Task directions:
Find the string "this" in the entries and copy each line that has it.

══ Stored rows ══

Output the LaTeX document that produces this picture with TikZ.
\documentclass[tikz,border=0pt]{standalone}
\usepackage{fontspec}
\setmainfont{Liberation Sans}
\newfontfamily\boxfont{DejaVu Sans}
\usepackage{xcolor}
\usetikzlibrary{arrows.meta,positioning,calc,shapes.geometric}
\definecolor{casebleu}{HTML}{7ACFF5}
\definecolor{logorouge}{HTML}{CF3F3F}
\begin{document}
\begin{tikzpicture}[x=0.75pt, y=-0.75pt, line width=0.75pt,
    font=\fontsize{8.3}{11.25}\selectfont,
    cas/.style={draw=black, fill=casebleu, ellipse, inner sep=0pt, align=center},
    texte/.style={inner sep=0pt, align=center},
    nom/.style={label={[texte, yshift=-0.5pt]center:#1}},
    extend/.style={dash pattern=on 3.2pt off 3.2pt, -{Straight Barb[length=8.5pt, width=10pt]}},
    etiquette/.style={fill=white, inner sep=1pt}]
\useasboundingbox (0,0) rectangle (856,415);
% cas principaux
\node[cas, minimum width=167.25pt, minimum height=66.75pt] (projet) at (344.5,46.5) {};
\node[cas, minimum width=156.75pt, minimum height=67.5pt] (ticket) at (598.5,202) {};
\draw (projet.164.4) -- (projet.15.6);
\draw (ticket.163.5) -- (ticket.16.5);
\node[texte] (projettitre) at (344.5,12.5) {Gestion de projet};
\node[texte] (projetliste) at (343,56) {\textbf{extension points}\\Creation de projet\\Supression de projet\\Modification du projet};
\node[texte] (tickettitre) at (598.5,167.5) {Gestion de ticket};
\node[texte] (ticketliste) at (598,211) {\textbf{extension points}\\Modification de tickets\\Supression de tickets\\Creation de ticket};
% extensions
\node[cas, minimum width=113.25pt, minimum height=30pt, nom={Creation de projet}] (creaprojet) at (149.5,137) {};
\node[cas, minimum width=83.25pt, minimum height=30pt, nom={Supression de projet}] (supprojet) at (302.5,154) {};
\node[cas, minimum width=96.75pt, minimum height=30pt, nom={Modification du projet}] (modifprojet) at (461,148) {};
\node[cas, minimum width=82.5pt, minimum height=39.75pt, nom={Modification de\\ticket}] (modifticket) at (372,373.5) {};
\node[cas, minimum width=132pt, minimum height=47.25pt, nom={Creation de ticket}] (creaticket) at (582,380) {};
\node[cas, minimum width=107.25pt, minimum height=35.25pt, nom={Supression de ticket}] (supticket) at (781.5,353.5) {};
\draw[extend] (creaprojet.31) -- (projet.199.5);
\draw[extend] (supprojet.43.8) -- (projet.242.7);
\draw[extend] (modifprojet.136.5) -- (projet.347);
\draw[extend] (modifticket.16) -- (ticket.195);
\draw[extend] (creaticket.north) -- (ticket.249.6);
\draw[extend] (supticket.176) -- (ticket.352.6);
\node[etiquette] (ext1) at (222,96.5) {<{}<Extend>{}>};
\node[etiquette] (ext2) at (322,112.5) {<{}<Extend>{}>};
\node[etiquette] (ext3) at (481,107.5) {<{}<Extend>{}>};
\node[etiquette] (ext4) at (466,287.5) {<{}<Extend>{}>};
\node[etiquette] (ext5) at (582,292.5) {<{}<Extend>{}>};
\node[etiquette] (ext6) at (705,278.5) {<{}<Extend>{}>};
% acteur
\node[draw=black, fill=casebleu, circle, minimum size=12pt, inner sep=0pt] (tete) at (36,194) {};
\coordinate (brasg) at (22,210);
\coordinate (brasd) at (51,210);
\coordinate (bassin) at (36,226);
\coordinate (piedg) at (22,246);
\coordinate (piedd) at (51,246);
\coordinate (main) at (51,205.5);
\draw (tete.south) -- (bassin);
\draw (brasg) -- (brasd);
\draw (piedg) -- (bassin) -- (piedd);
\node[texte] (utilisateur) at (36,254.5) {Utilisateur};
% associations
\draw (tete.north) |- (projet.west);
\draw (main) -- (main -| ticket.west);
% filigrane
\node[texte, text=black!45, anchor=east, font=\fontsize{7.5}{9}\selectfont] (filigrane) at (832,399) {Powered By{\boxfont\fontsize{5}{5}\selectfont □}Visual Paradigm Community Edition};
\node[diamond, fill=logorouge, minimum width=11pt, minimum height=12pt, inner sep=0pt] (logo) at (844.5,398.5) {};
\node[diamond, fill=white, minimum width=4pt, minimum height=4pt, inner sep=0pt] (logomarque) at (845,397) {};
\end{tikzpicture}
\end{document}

═══
══ Stored rows ══

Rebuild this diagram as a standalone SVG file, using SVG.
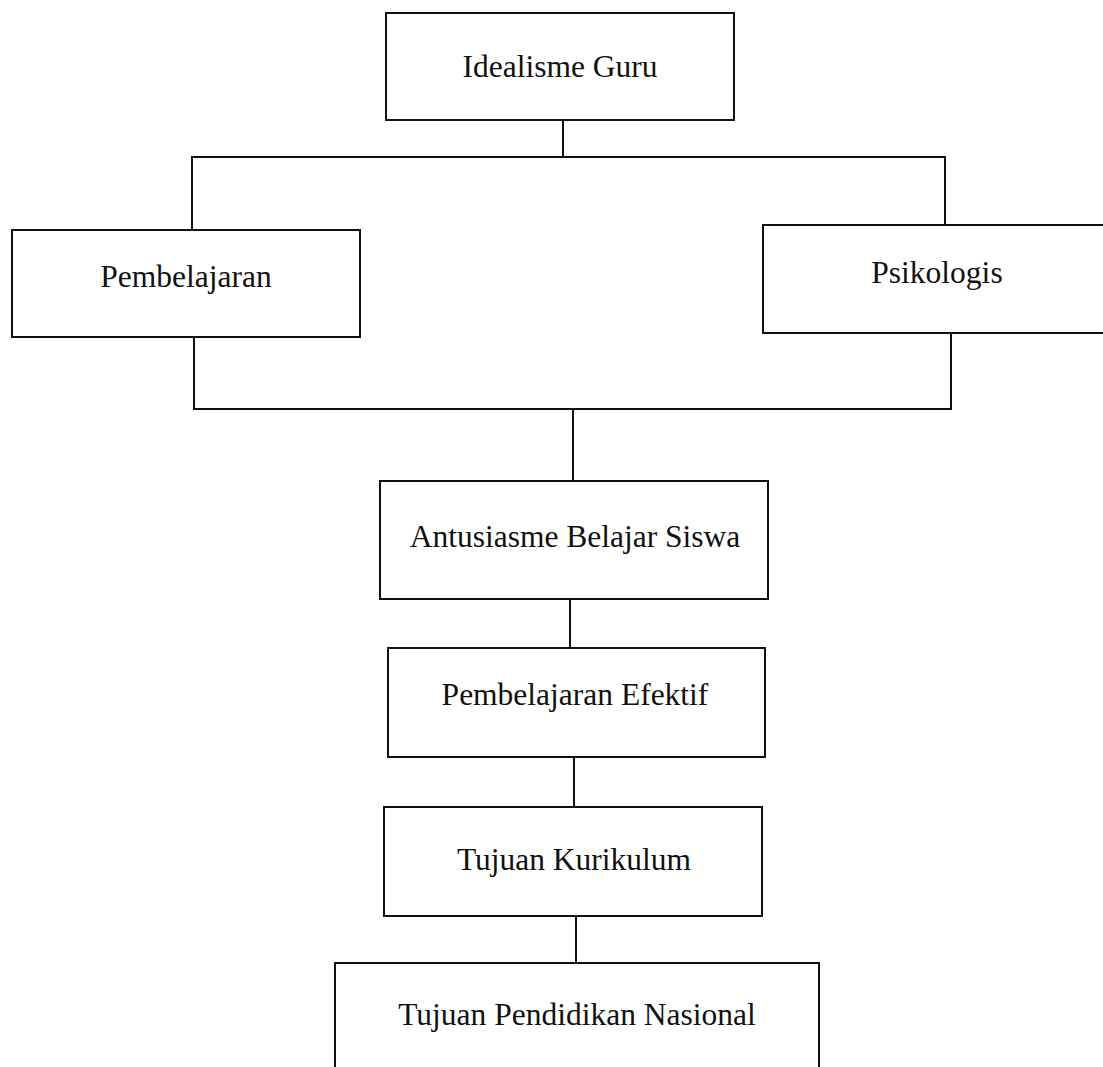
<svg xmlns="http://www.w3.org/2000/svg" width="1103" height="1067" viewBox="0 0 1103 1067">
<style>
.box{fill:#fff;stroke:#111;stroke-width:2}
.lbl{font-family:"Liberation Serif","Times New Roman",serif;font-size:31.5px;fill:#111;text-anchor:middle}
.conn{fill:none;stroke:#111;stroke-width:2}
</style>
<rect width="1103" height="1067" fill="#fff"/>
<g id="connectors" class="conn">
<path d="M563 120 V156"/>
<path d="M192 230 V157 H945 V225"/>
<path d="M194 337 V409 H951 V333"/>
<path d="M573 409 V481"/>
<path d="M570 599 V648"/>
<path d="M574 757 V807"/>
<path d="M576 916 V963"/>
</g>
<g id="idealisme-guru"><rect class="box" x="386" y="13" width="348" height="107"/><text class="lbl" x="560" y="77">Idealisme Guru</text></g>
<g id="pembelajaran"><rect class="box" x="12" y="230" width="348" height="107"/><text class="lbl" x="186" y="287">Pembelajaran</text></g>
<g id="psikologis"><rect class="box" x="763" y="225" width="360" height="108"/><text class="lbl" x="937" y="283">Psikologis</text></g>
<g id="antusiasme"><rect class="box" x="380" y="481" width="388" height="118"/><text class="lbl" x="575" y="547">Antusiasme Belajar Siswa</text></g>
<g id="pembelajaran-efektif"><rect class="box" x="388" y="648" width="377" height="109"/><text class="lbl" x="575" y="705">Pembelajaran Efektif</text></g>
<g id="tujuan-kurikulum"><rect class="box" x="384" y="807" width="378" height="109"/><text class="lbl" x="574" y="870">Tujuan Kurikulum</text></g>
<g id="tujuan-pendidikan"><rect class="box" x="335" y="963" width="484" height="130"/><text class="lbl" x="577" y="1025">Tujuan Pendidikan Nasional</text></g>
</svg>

═══

Task response:
Output the LaTeX document that produces this picture with TikZ.
Rebuild this diagram as a standalone SVG file, using SVG.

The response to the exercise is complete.